Hunter-gather gender roles were nothing like we think study finds
Hunter-gatherer societies may not have been dominated by the gender dynamics that we've come to believe were commonplace according to research published in 2023. Women hunted for their tribes just as much as men. But how did anthropologists figure this out?
It’s been long assumed that ancient hunter-gathers divided their duties by gender with men scouring the countryside for meat while women picked berries and gathered edible food.

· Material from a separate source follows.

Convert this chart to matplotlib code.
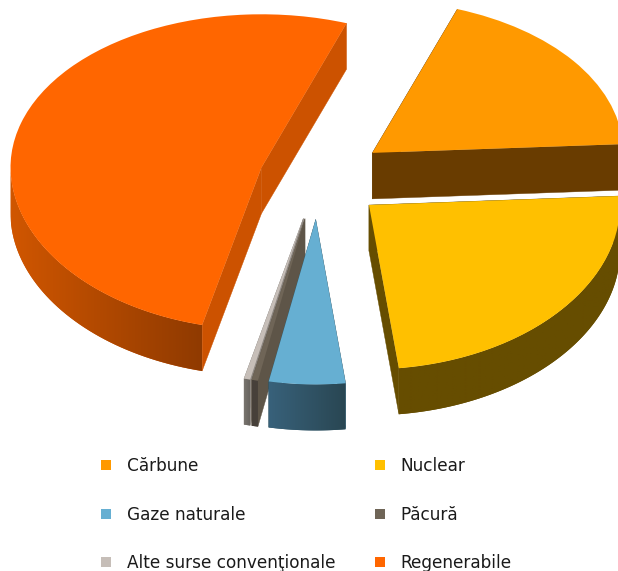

However, a meta-analysis study that was published in the journal PLUS One in June found otherwise.
Women were equally as good at hunting and they participated in chasing down animals based on the evidence reviewed by a group of researchers, who looked at data from 63 hunter-gatherer societies published in dozens of papers over the last 100 years.
"We were reading papers written by people who had lived with these groups and had studied their behavior," study co-author Cara Wall-Scheffler explained to Live Science, "They were looking at people and recording what they did."
The data proved to be more valuable than their original researchers knew because once it was looked at in the context of a larger data pool, each study helped establish a trend, one that showed women in hunter-gatherer societies would participate in hunting game more than we had previously thought.
Of the communities that were assessed by the researchers, 79% of them had women in the tribe who would hunt, and even more interesting than the fact women were hunters was the finding that a woman's status as a hunter didn’t change after having children.
"The women would go out with many different tools — they had a very diverse tool kit all around the world — and if they saw an animal, they would kill it," Wall-Scheffler said.
"We were surprised by how the majority of groups showed women hunting, and there was no explicit taboo against that." the Seattle Pacific University professor continued.
The study also discovered more than 70% of female hunting trips were intentional, meaning that the woman had actively chosen to go out and hunt meat for their community rather than their activities being opportunistic killings while they were out foraging plant life.
"We were surprised that it wasn't just opportunistic. Everyone in their community knew they would go hunting, and that was their job," Wall-Scheffler explained to Live Science.
One of the most interesting findings of the study was women were very adept hunters but employed a different toolset than their male counterparts and the researchers gave a few good examples of how hunting weapons and strategy differed between sexes.
Men of the Agta tribe preferred to use bows and arrows while hunting prey while women in the tribe would often just hunt with knives while others used a combination of bows and arrows with their knives.
In addition to their flexibility with weapons, women also often had greater flexibility in the choice of people they could hunt with. Women had a variety of partners according to the researchers, including their husbands, other women, children, dogs, and hunting alone.
The findings hold a lot of promise for future work on discoveries in how female hunters differed in their training as well as the cultural norms around their hunts. Questions like how the meat was processed and who was eating it are interesting to think about.
Researchers also noted that it wasn’t just small game like rabbits and birds that women were hunting. Cara Wall-Scheffler told Live Science that the division of larger kills between men and women in prehistoric North and South America was about fifty-fifty.
From the findings, it's clear women played a much larger role in sourcing meat among hunter-gatherer communities and the study’s discoveries shatter the myth that the men of a tribe were its sole hunters while women were relegated to the role of gathering food.
"It doesn't make sense that if something like hunting for animals would help feed their community, that women would ignore it. Having these rigid divisions of labor wouldn't make sense." Wall-Scheffler said when discussing the myth of hunter-gatherer gender roles.